Plan to attend meeting with WSF officials

This meeting will include a panel presentation and time for community comment.

After a long run of difficult ferry news, there are some signs of hope for improved service in the future, including the funding of a new ferry in the next biennium and a cost-saving and efficiency study of the Triangle Route conducted by the Washington State Transportation Center, which will begin in July.

Next week, Washington State Ferries officials will come to the island to share information with islanders and hear from them about a range of topics, including fares, a review of what the Legislature did and did not fund, the new schedule on the Triangle Route and the upcoming renovation of the Fauntleroy dock. In a change from WSF’s recent poster session meetings, a format that frustrated many islanders, this meeting will include a panel presentation and time for community comment.

In potentially more hopeful news, WSF director Amy Scarton will be at next week’s meeting after a notable absence during the schedule change process. It will be her first public meeting on Vashon since September 2017, when more than 200 people attended a meeting after changes to the loading procedures at Fauntleroy and an extremely difficult summer of ferry travel. And, in the search for promising developments, it is good to know that Scarton herself tapped the Washington State Transportation Center to conduct a small study this spring on how to operate at Fauntleroy as efficiently as possible with the new schedule and to determine how best to get more people using ferries while leaving their cars behind.
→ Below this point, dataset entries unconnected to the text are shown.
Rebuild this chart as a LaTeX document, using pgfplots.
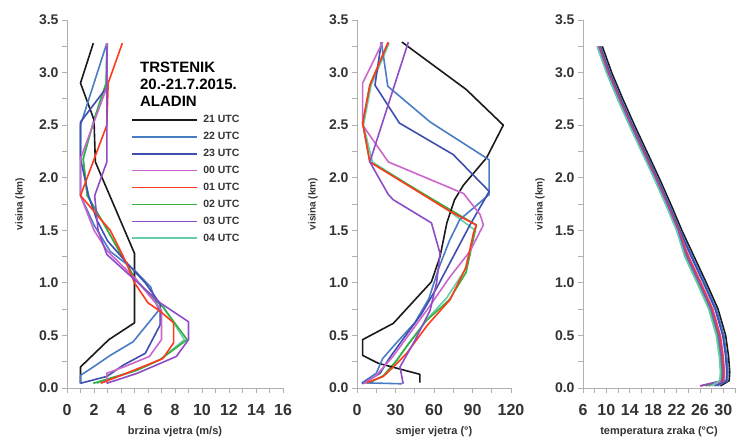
\documentclass[border=0pt]{standalone}
\usepackage{fontspec}
\setmainfont{Liberation Sans}
\usepackage{pgfplots}
\pgfplotsset{compat=1.18}

\definecolor{c21}{HTML}{1A1A1A}
\definecolor{c22}{HTML}{4A7CC4}
\definecolor{c23}{HTML}{3F4FB0}
\definecolor{c00}{HTML}{CC66CC}
\definecolor{c01}{HTML}{FF3A1A}
\definecolor{c02}{HTML}{33B040}
\definecolor{c03}{HTML}{8E4CC6}
\definecolor{c04}{HTML}{66CCAA}
\definecolor{axgray}{HTML}{B0B0B0}
\definecolor{txt}{HTML}{333333}

\pgfplotsset{
  profile/.style={
    scale only axis, height=368pt, ymin=0, ymax=3.5,
    axis lines=left, axis line style={axgray, line width=0.8pt, -},
    tick style={axgray, line width=0.8pt}, tick align=outside,
    major tick length=5pt, minor tick length=5pt,
    ytick={0,0.5,...,3.5}, minor ytick={0.25,0.75,...,3.25},
    /pgf/number format/assume math mode=true,
    yticklabel style={font=\fontsize{14}{14}\selectfont\bfseries, text=txt,
      /pgf/number format/.cd, fixed, fixed zerofill, precision=1},
    xticklabel style={font=\fontsize{16}{16}\selectfont\bfseries, text=txt, yshift=-8pt},
    every axis plot/.append style={line width=1.6pt, line join=round},
    ylabel={visina (km)},
    ylabel style={font=\fontsize{10}{10}\selectfont\bfseries, text=txt, anchor=center},
    xlabel style={font=\fontsize{11}{11}\selectfont\bfseries, text=txt,
      at={(axis description cs:0.5,0)}, yshift=-44pt, anchor=center},
    clip=false,
  },
}

\begin{document}
\begin{tikzpicture}
\path[use as bounding box] (0,0) rectangle (743pt,442pt);

% brzina vjetra
\begin{axis}[profile, at={(67pt,54pt)}, anchor=south west,
  width=216pt, xmin=0, xmax=16, xtick={0,2,...,16}, minor xtick={1,3,...,15},
  xlabel={brzina vjetra (m/s)},
  ylabel style={at={(axis description cs:-0.2176,0.5)}},
  legend style={at={(0.2995,0.7514)}, anchor=north west, draw=none, fill=none,
    inner sep=0pt, outer sep=0pt, row sep=0pt, column sep=5pt,
    nodes={inner sep=0pt, minimum height=16.9pt,
      font=\fontsize{10.5}{10.5}\selectfont\bfseries, text=txt}},
  legend cell align=left,
  legend image code/.code={\draw[#1, line width=1.6pt] (0pt,0pt) -- (65pt,0pt);},
  legend entries={21 UTC, 22 UTC, 23 UTC, 00 UTC, 01 UTC, 02 UTC, 03 UTC, 04 UTC},
]
\addlegendimage{c21}
\addlegendimage{c22}
\addlegendimage{c23}
\addlegendimage{c00}
\addlegendimage{c01}
\addlegendimage{c02}
\addlegendimage{c03}
\addlegendimage{c04}
\addplot[c04, forget plot] coordinates {(2.2,0.045) (5.0,0.16) (6.9,0.27) (8.7,0.46) (7.2,0.76) (6.0,0.9) (5.0,1.05) (4.0,1.27) (3.0,1.5) (1.5,1.83) (1.2,2.18) (2.0,2.55) (2.9,2.9) (3.0,3.28)};
\addplot[c02, forget plot] coordinates {(1.95,0.045) (5.2,0.17) (6.9,0.27) (8.9,0.46) (7.1,0.77) (6.0,0.9) (5.0,1.05) (4.0,1.27) (3.0,1.5) (1.5,1.83) (1.2,2.18) (2.0,2.55) (2.9,2.9) (2.95,3.28)};
\addplot[c21, forget plot] coordinates {(1.0,0.045) (1.0,0.2) (3.1,0.46) (5.0,0.62) (5.0,1.28) (2.1,2.15) (2.0,2.55) (1.0,2.9) (1.95,3.28)};
\addplot[c22, forget plot] coordinates {(1.0,0.045) (1.0,0.12) (1.95,0.2) (3.2,0.31) (4.9,0.44) (6.8,0.74) (6.2,0.96) (5.0,1.12) (3.2,1.3) (2.0,1.55) (1.0,1.83) (1.0,2.5) (2.95,3.28)};
\addplot[c23, forget plot] coordinates {(1.0,0.045) (2.95,0.11) (4.2,0.22) (5.8,0.33) (6.9,0.6) (6.9,0.8) (5.8,1.0) (4.5,1.18) (3.0,1.4) (2.2,1.6) (1.6,1.83) (1.0,2.18) (1.0,2.53) (2.95,2.86) (2.95,3.28)};
\addplot[c00, forget plot] coordinates {(2.95,0.045) (2.95,0.14) (4.2,0.2) (6.1,0.3) (7.0,0.46) (7.0,0.74) (5.0,1.05) (3.0,1.3) (2.0,1.5) (1.0,1.83) (1.0,2.18) (2.95,2.86) (2.95,3.28)};
\addplot[c01, forget plot] coordinates {(2.5,0.045) (4.4,0.14) (7.1,0.28) (7.9,0.43) (7.9,0.62) (6.9,0.73) (6.0,0.81) (5.0,1.0) (4.4,1.19) (3.2,1.5) (1.0,1.83) (2.95,2.5) (3.05,2.9) (4.1,3.28)};
\addplot[c03, forget plot] coordinates {(2.95,0.045) (5.2,0.14) (8.1,0.3) (9.0,0.46) (9.0,0.63) (6.9,0.81) (2.95,1.27) (2.3,1.5) (2.05,1.83) (2.95,2.15) (2.95,3.25)};
\node[anchor=north west, align=left, inner sep=0pt, text=black,
  font=\fontsize{15}{17}\selectfont\bfseries] at (axis cs:5.4,3.10)
  {TRSTENIK\\20.-21.7.2015.\\ALADIN};
\end{axis}

% smjer vjetra
\begin{axis}[profile, at={(357pt,54pt)}, anchor=south west,
  width=154pt, xmin=0, xmax=120, xtick={0,30,...,120}, minor xtick={15,45,75,105},
  xlabel={smjer vjetra (°)},
  ylabel style={at={(axis description cs:-0.2857,0.5)}},
]
\addplot[c04] coordinates {(9,0.045) (21,0.12) (31,0.26) (40,0.42) (55,0.66) (70,0.86) (84,1.12) (92,1.5) (70,1.7) (12,2.15) (5,2.5) (11,2.88) (25,3.28)};
\addplot[c02] coordinates {(8,0.045) (20,0.11) (30,0.25) (39,0.4) (54,0.64) (72,0.84) (85,1.1) (93,1.55) (72,1.7) (10,2.15) (4.4,2.52) (10,2.88) (24,3.28)};
\addplot[c21] coordinates {(49,0.05) (49,0.13) (16.6,0.235) (4.4,0.31) (4.4,0.46) (28.3,0.615) (58,1.01) (64.7,1.25) (70,1.57) (76,1.79) (83,1.93) (101,2.19) (114,2.5) (85,2.84) (35,3.29)};
\addplot[c22] coordinates {(35,0.04) (4,0.05) (15,0.14) (20,0.28) (30,0.42) (45,0.62) (56,0.85) (64,1.15) (72,1.4) (80,1.6) (103,1.84) (103,2.17) (57,2.53) (24,2.87) (19,3.29)};
\addplot[c23] coordinates {(4,0.04) (18,0.14) (25,0.28) (35,0.45) (50,0.7) (62,0.95) (75,1.25) (88,1.55) (103,1.87) (75,2.22) (33,2.52) (14,2.88) (19,3.29)};
\addplot[c00] coordinates {(5,0.04) (15,0.12) (28,0.3) (40,0.5) (55,0.75) (72,1.05) (88,1.3) (98.5,1.55) (95.9,1.65) (83,1.85) (24.4,2.15) (4.4,2.5) (4.4,2.9) (20,3.29)};
\addplot[c01] coordinates {(7.5,0.05) (20.5,0.11) (30,0.22) (38.7,0.33) (55,0.6) (72.5,0.84) (85,1.15) (90.7,1.47) (93,1.55) (72.5,1.68) (10,2.15) (4.4,2.52) (10,2.88) (24.4,3.29)};
\addplot[c03] coordinates {(36,0.04) (33.5,0.2) (45,0.45) (57,0.74) (62,1.0) (64.7,1.28) (58,1.57) (28.3,1.79) (24.4,1.84) (10,2.15) (40,3.29)};
\end{axis}

% temperatura zraka
\begin{axis}[profile, at={(583pt,54pt)}, anchor=south west,
  width=152pt, xmin=6, xmax=32, xtick={6,10,...,30}, minor xtick={8,12,...,32},
  xlabel={temperatura zraka (°C)},
  ylabel style={at={(axis description cs:-0.283,0.5)}},
]
\addplot[c21] coordinates {(9.3,3.25) (10.9,3.0) (12.8,2.75) (14.8,2.5) (16.9,2.25) (19.0,2.0) (21.0,1.75) (22.9,1.5) (25.0,1.25) (27.1,1.0) (29.1,0.75) (30.4,0.5) (30.9,0.3) (31.1,0.15) (31.0,0.07) (29.5,0.02)};
\addplot[c22] coordinates {(9.0,3.25) (10.6,3.0) (12.5,2.75) (14.5,2.5) (16.6,2.25) (18.7,2.0) (20.7,1.75) (22.6,1.5) (24.7,1.25) (26.8,1.0) (28.8,0.75) (30.1,0.5) (30.6,0.3) (30.8,0.15) (30.7,0.07) (29.0,0.02)};
\addplot[c23] coordinates {(8.9,3.25) (10.5,3.0) (12.4,2.75) (14.4,2.5) (16.5,2.25) (18.6,2.0) (20.6,1.75) (22.5,1.5) (24.5,1.25) (26.6,1.0) (28.6,0.75) (29.9,0.5) (30.4,0.3) (30.6,0.15) (30.5,0.07) (28.5,0.02)};
\addplot[c00] coordinates {(8.7,3.25) (10.3,3.0) (12.2,2.75) (14.2,2.5) (16.3,2.25) (18.4,2.0) (20.4,1.75) (22.3,1.5) (24.1,1.25) (26.2,1.0) (28.2,0.75) (29.5,0.5) (30.0,0.3) (30.2,0.15) (30.1,0.07) (27.5,0.02)};
\addplot[c01] coordinates {(8.7,3.25) (10.3,3.0) (12.2,2.75) (14.2,2.5) (16.3,2.25) (18.4,2.0) (20.4,1.75) (22.3,1.5) (24.0,1.25) (26.1,1.0) (28.1,0.75) (29.4,0.5) (29.9,0.3) (30.1,0.15) (30.0,0.07) (26.2,0.02)};
\addplot[c02] coordinates {(8.5,3.25) (10.1,3.0) (12.0,2.75) (14.0,2.5) (16.1,2.25) (18.2,2.0) (20.2,1.75) (22.1,1.5) (23.6,1.25) (25.7,1.0) (27.7,0.75) (29.0,0.5) (29.5,0.3) (29.7,0.15) (29.6,0.07) (27.0,0.02)};
\addplot[c03] coordinates {(8.6,3.25) (10.2,3.0) (12.1,2.75) (14.1,2.5) (16.2,2.25) (18.3,2.0) (20.3,1.75) (22.2,1.5) (23.8,1.25) (25.9,1.0) (27.9,0.75) (29.2,0.5) (29.7,0.3) (29.9,0.15) (29.8,0.07) (26.0,0.02)};
\addplot[c04] coordinates {(8.4,3.25) (10.0,3.0) (11.9,2.75) (13.9,2.5) (16.0,2.25) (18.1,2.0) (20.1,1.75) (22.0,1.5) (23.4,1.25) (25.5,1.0) (27.5,0.75) (28.8,0.5) (29.3,0.3) (29.5,0.15) (29.4,0.07) (28.0,0.02)};
\end{axis}
\end{tikzpicture}
\end{document}
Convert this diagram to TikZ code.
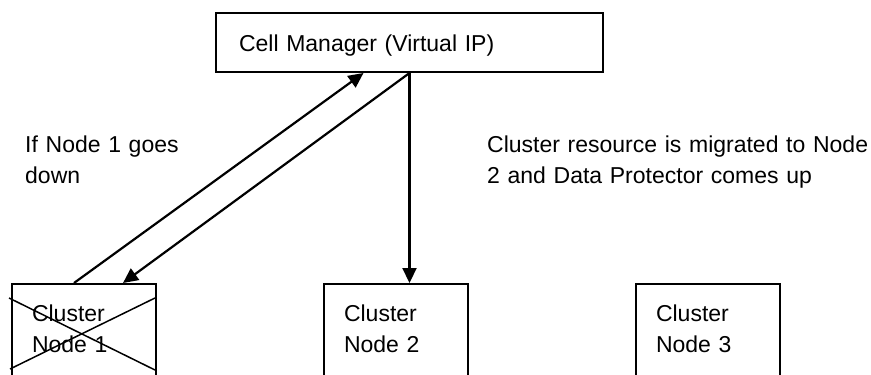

While some of these developments are heartening, there are still plenty of challenges with ferry travel for islanders, and we hope many community members will attend the meeting, hear what officials have to say and speak up — passionately, if so moved, and politely.

In late April, the Vashon Ferry Advisory Committee held a meeting to hear how islanders felt about the new schedule and collect information on what they might need to pursue with WSF regarding schedule adjustments. The public turnout was disappointing: only two community members attended — and one did so believing it was going to be the meeting with the WSF officials.

At that meeting, committee member Justin Hirsch shared some of his perspectives about the new schedule, and we fully support the committee’s efforts to ask for changes to the Triangle Route schedule that seems to favor Southworth over Vashon in the late afternoon. We hope there will also be discussion of evening sailings from Vashon, as the new schedule greatly curtailed those.

Finally, from the time King County Councilmember Joe McDermott appointed Hirsch to the Vashon Ferry Advisory Committee last summer, he has had good ideas about streamlining some procedures, including that when ferries start to get behind, WSF should load walk-on passengers only once and load them last. This is not a radical new idea, and it is more than time it gets a fair hearing — and be implemented.

Ferry officials have promised to share information and listen at this series of meetings. Let’s be sure to hold up our end of the conversation and attend.

The meeting with WSF is set for 7 p.m. Thursday, May 30, at Vashon High School.